** START OF MATERIAL **

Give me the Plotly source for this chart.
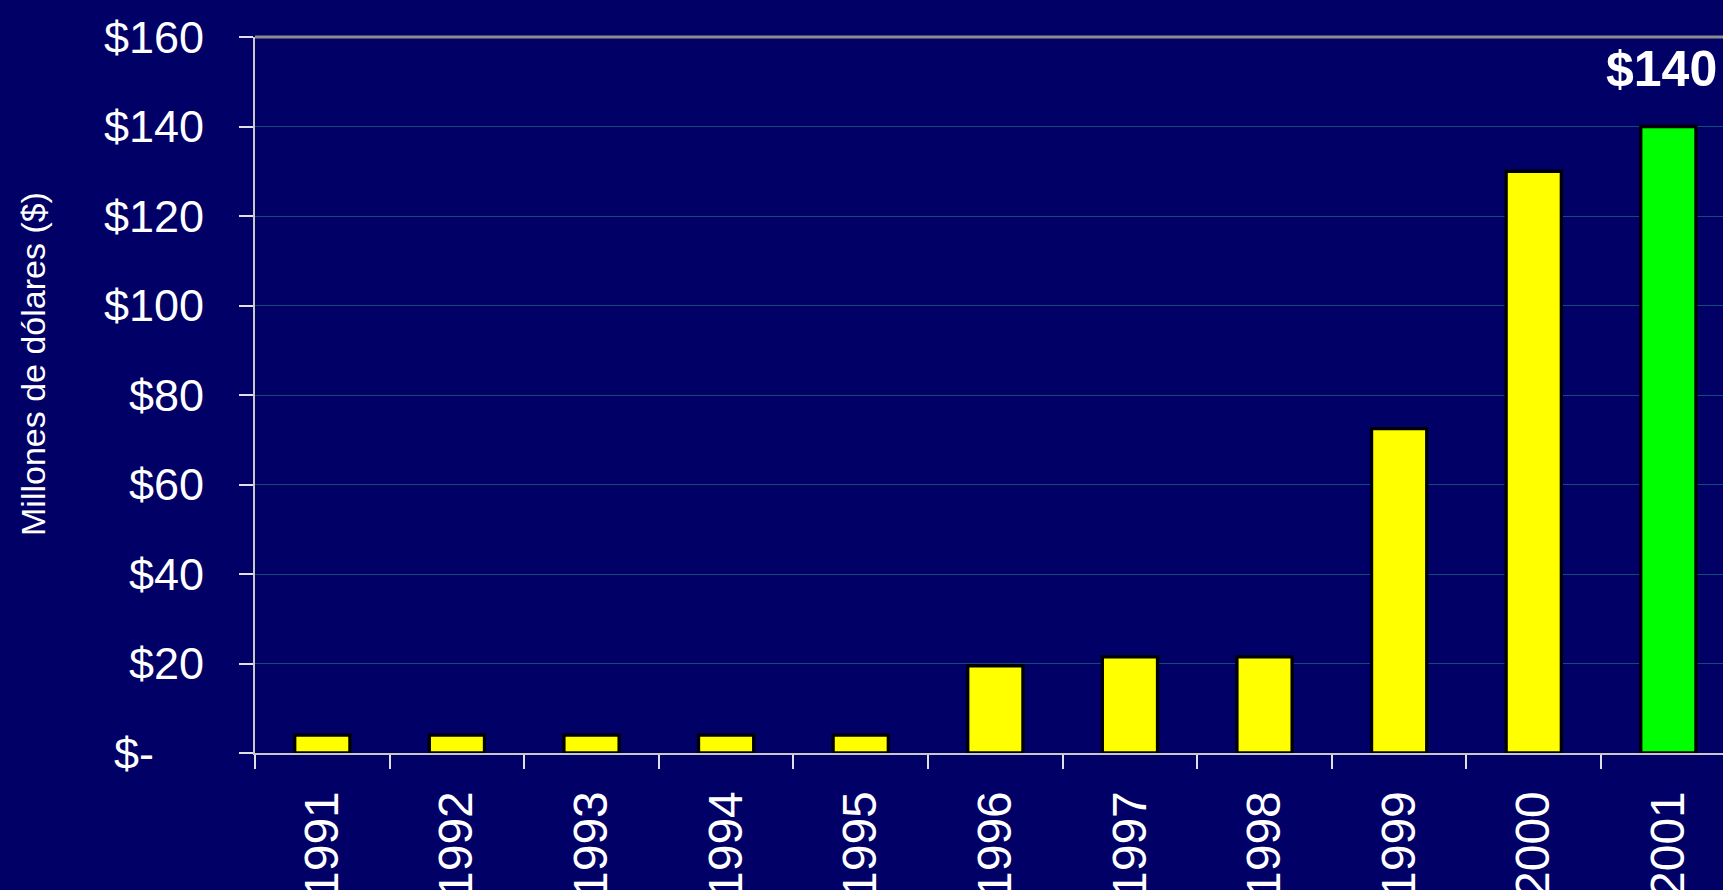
import plotly.graph_objects as go

years = ["1991", "1992", "1993", "1994", "1995", "1996", "1997", "1998", "1999", "2000", "2001"]
values = [4, 4, 4, 4, 4, 19.5, 21.5, 21.5, 72.5, 130, 140]
bar_colors = ["#FFFF00"] * 10 + ["#00FF00"]
ytick_vals = [0, 20, 40, 60, 80, 100, 120, 140, 160]
ytick_text = ["$-" + "\u00a0" * 4, "$20", "$40", "$60", "$80", "$100", "$120", "$140", "$160"]
y_title = "Millones de dólares ($)"

BG = "#000066"
FONT = "Arial, Liberation Sans, sans-serif"
W, H = 1723, 890
L, R, T, B = 255, 0, 37, 137

fig = go.Figure()
fig.add_trace(go.Bar(
    x=years, y=values, width=0.41,
    marker=dict(color=bar_colors, line=dict(color="#000000", width=3.3)),
    hoverinfo="x+y",
))

# value label above the last bar
fig.add_annotation(
    x=len(years) - 1, y=values[-1], xref="x", yref="y",
    text="<b>$" + f"{values[-1]:g}" + "</b>", showarrow=False,
    yanchor="middle", xanchor="center", yshift=58, xshift=-7,
    font=dict(family=FONT, size=50, color="white"),
)
# y-axis title (offset upward like the reference)
fig.add_annotation(
    x=(33 - L) / (W - L - R), y=(H - B - 364) / (H - B - T),
    xref="paper", yref="paper", xanchor="center", yanchor="middle",
    text=y_title, showarrow=False, textangle=-90,
    font=dict(family=FONT, size=34, color="white"),
)

fig.add_shape(type="line", xref="paper", yref="paper", x0=0, x1=1, y0=1, y1=1,
              line=dict(color="#8c8c8c", width=3), layer="above")

fig.update_layout(
    template="none",
    width=W, height=H,
    paper_bgcolor=BG, plot_bgcolor=BG,
    margin=dict(l=L, r=R, t=T, b=B, pad=0),
    showlegend=False,
    font=dict(family=FONT, color="white"),
)
fig.update_xaxes(
    type="category", range=[-0.5, 10.406], automargin=False,
    tickson="boundaries", ticks="outside", ticklen=14, tickwidth=2, tickcolor="#e0e0e0",
    showline=True, linecolor="#c8c8c8", linewidth=2,
    showgrid=False, tickangle=-90, ticklabelstandoff=17,
    tickfont=dict(family=FONT, size=48, color="white"),
    zeroline=False, fixedrange=True,
)
fig.update_yaxes(
    range=[0, 160], automargin=False,
    tickmode="array", tickvals=ytick_vals, ticktext=ytick_text,
    ticks="outside", ticklen=14, tickwidth=2, tickcolor="#e0e0e0",
    showline=True, linecolor="#c8c8c8", linewidth=2,
    showgrid=True, gridcolor="#124a78", gridwidth=1,
    zeroline=False, ticklabelstandoff=26,
    tickfont=dict(family=FONT, size=45, color="white"),
    fixedrange=True,
)

fig.write_html(
    "out.html",
    config={"displayModeBar": False},
    post_script="document.body.style.margin='0';document.body.style.overflow='hidden';",
)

** END OF MATERIAL **

● **EXERCISE DIRECTIONS**
Begin at the first line of the data above and repeat each line exactly, stopping after the line containing "L, R, T, B = 255, 0, 37, 137". Omit the pictures.

● **TASK RESULT**
Give me the Plotly source for this chart.
import plotly.graph_objects as go

years = ["1991", "1992", "1993", "1994", "1995", "1996", "1997", "1998", "1999", "2000", "2001"]
values = [4, 4, 4, 4, 4, 19.5, 21.5, 21.5, 72.5, 130, 140]
bar_colors = ["#FFFF00"] * 10 + ["#00FF00"]
ytick_vals = [0, 20, 40, 60, 80, 100, 120, 140, 160]
ytick_text = ["$-" + "\u00a0" * 4, "$20", "$40", "$60", "$80", "$100", "$120", "$140", "$160"]
y_title = "Millones de dólares ($)"

BG = "#000066"
FONT = "Arial, Liberation Sans, sans-serif"
W, H = 1723, 890
L, R, T, B = 255, 0, 37, 137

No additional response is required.